Il saggio di Rotterdam, inoltre, con sincero fervore, mette in luce che:
- I più grandi mali, primo fra tutti il culto delle armi e l’esercizio della violenza bellica, “si sono sempre infiltrati nella vita degli uomini sotto la fallace apparenza del bene”.
- La cultura e la pratica della guerra vengono, di conseguenza, subite acriticamente come qualcosa di ineluttabile o addirittura di nobilitante e i suoi oppositori trattati, con rozza sufficienza, come sciocchi sognatori.
- La guerra, in realtà, spogliata delle sue vesti ingannevoli, non risulta altro che un “omicidio collettivo”, “una forma di brigantaggio tanto più infame quanto più estesa”.
- La guerra mette il cristiano contro l’uomo. E, in molti casi, mette cristiano contro cristiano.
- “Cristo vien coinvolto in un’impresa demoniaca”. Eserciti nemici si scontrano portando l’uno e l’altro l’insegna della croce.
- “Chi uccide il fratello è un fratricida. Ma fra cristiano e cristiano esiste un legame più stretto che fra qualsivoglia coppia di fratelli, se i vincoli di natura non sono più saldi dei vincoli di Cristo”.
- “Un solo precetto Cristo enunciò come proprio: quello della carità” e il suo insegnamento fu tutto improntato alla mansuetudine e all’amore.

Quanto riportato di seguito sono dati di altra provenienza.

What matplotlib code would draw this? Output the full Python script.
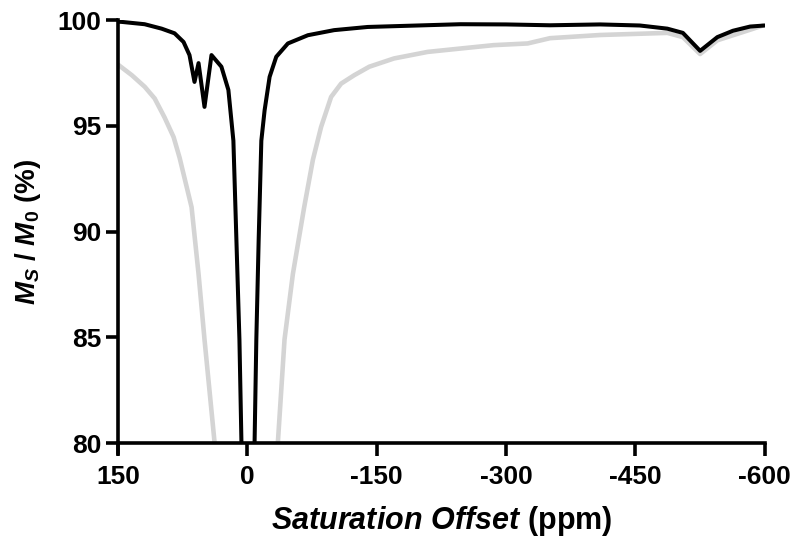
import numpy as np
import matplotlib
matplotlib.use("Agg")
import matplotlib.pyplot as plt

# Z-spectrum data (offset in ppm, Ms/M0 in %)
black_ppm = [150, 145.7, 119.1, 99.4, 84.4, 74.0, 67.1, 61.3, 56.6, 49.7,
             41.6, 30.1, 22.0, 16.2, 12.7, 9.2, 6.9, -1, -8.4, -10.4, -13.1,
             -16.2, -20, -25.8, -33.5, -47, -70.2, -100.6, -139.5, -247,
             -300, -351, -409, -455, -487, -505, -525, -545, -563, -583, -600]
black_val = [99.93, 99.92, 99.81, 99.6, 99.38, 98.97, 98.35, 97.08, 97.97,
             95.9, 98.35, 97.8, 96.7, 94.3, 89.6, 84.9, 80.1, 50.0, 80.1,
             84.9, 89.6, 94.3, 95.74, 97.32, 98.27, 98.9, 99.29, 99.53,
             99.68, 99.81, 99.8, 99.76, 99.8, 99.75, 99.6, 99.4, 98.55,
             99.2, 99.5, 99.7, 99.75]

gray_ppm = [150, 134, 119, 107.5, 96, 85.5, 78.6, 64.7, 56.6, 49.7, 38.2, 0,
            -35.5, -43.1, -52.8, -65.9, -76, -85.5, -97.1, -108.7, -124,
            -141.4, -170, -209, -247, -285.5, -325, -351, -409, -487, -505,
            -525, -545, -583, -598]
gray_val = [97.9, 97.4, 96.85, 96.3, 95.4, 94.47, 93.5, 91.16, 88.0, 84.9,
            80.1, 50.0, 80.1, 84.9, 88.0, 91.16, 93.4, 94.95, 96.37, 97.0,
            97.4, 97.8, 98.19, 98.5, 98.66, 98.82, 98.9, 99.15, 99.3, 99.4,
            99.2, 98.4, 99.05, 99.55, 99.75]

x_ticks = [150, 0, -150, -300, -450, -600]
y_ticks = [80, 85, 90, 95, 100]

plt.rcParams["font.family"] = "Liberation Sans"
plt.rcParams["font.weight"] = "bold"
plt.rcParams["axes.unicode_minus"] = False
plt.rcParams["mathtext.fontset"] = "custom"
plt.rcParams["mathtext.it"] = "Liberation Sans:italic:bold"
plt.rcParams["mathtext.rm"] = "Liberation Sans:bold"
plt.rcParams["mathtext.bf"] = "Liberation Sans:bold"

fig = plt.figure(figsize=(8, 5.46), dpi=100)
ax = fig.add_axes([0.1475, 0.1886, 0.8085, 0.7744])

ax.plot(gray_ppm, gray_val, color="#d4d4d4", lw=3.3, solid_joinstyle="round",
        solid_capstyle="round")
ax.plot(black_ppm, black_val, color="black", lw=2.9, solid_joinstyle="round",
        solid_capstyle="round")

ax.set_xlim(150, -600)
ax.set_ylim(80, 100)
ax.set_xticks(x_ticks)
ax.set_yticks(y_ticks)
ax.tick_params(direction="out", length=9, width=2.6, labelsize=19)
ax.tick_params(axis="x", pad=7)
ax.tick_params(axis="y", pad=3)
for lbl in ax.get_xticklabels() + ax.get_yticklabels():
    lbl.set_fontweight("bold")

for side in ["top", "right"]:
    ax.spines[side].set_visible(False)
for side in ["left", "bottom"]:
    ax.spines[side].set_linewidth(2.6)
ax.spines["left"].set_bounds(79.53, 100)

ax.set_xlabel(r"$Saturation\ Offset$ (ppm)", fontsize=22, fontweight="bold")
ax.set_ylabel(r"$M_S$ / $M_0$ (%)", fontsize=20, fontweight="bold")
ax.xaxis.set_label_coords(0.5, -0.145)
ax.yaxis.set_label_coords(-0.116, 0.5)

fig.savefig("out.png", dpi=100)
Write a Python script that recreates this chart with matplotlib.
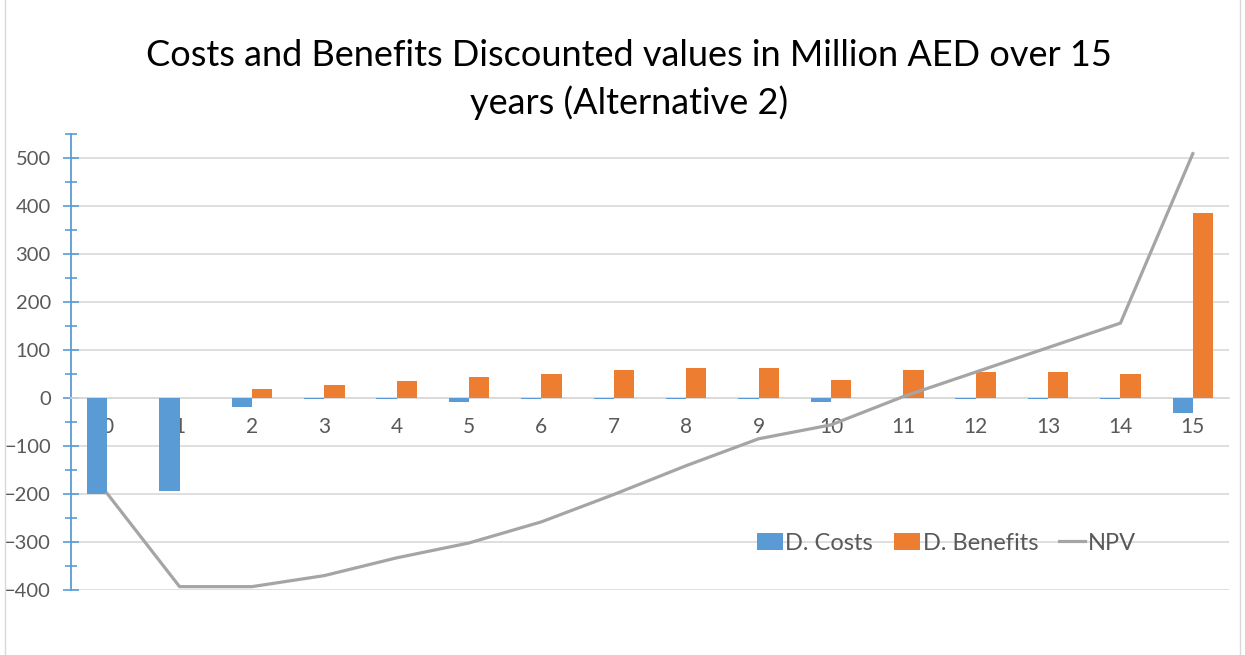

- I cristiani prendono ad esempio i “pagani” soltanto per le cose peggiori, uguagliandoli e superandoli in avidità, superbia e dispotismo, arrivando, con grande abilità, a trasformare ogni inezia in pretesto di guerra.
- “Da quando Cristo dette l’ordine di riporre la spada, al cristiano - invece - non è lecito combattere che la più gloriosa delle guerre, diretta contro i più spietati nemici della chiesa: la cupidigia, l’ira, l’ambizione, la paura della morte.”
- Il messaggio evangelico ci prescrive di non rispondere a chi ci insulta, di fare il bene a chi ci fa il male e di pregare anche per coloro che vogliono la nostra morte.
- Come può, quindi, essere considerato un “atto cristiano” il massacro di esseri umani?
- I cristiani che vomitano ingiurie contro i Turchi (l’età rinascimentale è ancora epoca di crociate) non si rendono conto di risultare, al cospetto di Dio, ben più abominevoli di essi, forse “più vicini al vero cristianesimo della maggior parte di noi”.
- Non è certo irragionevole il sospetto che, dietro le ingannevoli giustificazioni di ordine religioso, alla base delle campagne militari contro gli “infedeli” ci sia, da parte delle potenze europee, il progetto di estendere la sfera d’influenza e di accaparrarsi le loro ricchezze.
- Non meno ragionevole va considerato, inoltre, il sospetto “che le voci di guerra contro i Turchi vengano messe in giro apposta per avere il pretesto di spremere il popolo di Cristo, per opprimerlo, per fiaccarlo in tutti i modi e indurlo così a sottostare più servilmente alla tirannide dei principi secolari e non secolari”.
- In molti casi, infatti, le guerre vengono create dagli uomini al potere essenzialmente perché, in questo modo, è assai più facile riuscire ad imporre la propria tirannide: “In tempo di pace l’autorità del parlamento, la dignità dei magistrati, la forza delle leggi non consentono al principe di fare lecito il libito. Ma quando il paese è in stato di guerra, tutto il potere viene gestito ad arbitrio di pochi: chi è nelle grazie del principe sale, chi non è nelle grazie del principe scende, non c’è limite all’estorsione delle tasse.”
In mezzo a fiumi di sangue, il sommo umanista rimase solitario a fustigare il potere politico (“il popolo erige città insigni, i principi le radono al suolo; l’industriosità dei cittadini arricchisce lo stato, la rapacità dei principi lo depaupera; i magistrati popolari elaborano buone leggi, i principi le violano; il popolo cerca la pace, i principi scatenano la guerra”) e quello ecclesiastico (“capi della chiesa cristiana impegnati nell’accumulazione della ricchezza, cupidi di piaceri, coinvolti nel lusso, in guerre spietate e in quasi tutti gli altri vizi”), odiato e vilipeso dalle opposte fazioni. Ma sia nel suo tempo, come negli anni terribili della Controriforma, le sue radiose parole intrise di tolleranza e di sano equilibrio, capaci di coniugare il meglio della classicità con il meglio della cristianità, resteranno a rappresentare (fino ai nostri giorni) una piccola ma viva luce di fiduciosa saggezza, resistente agli inganni dei potenti e alle ipocrisie della falsa fede.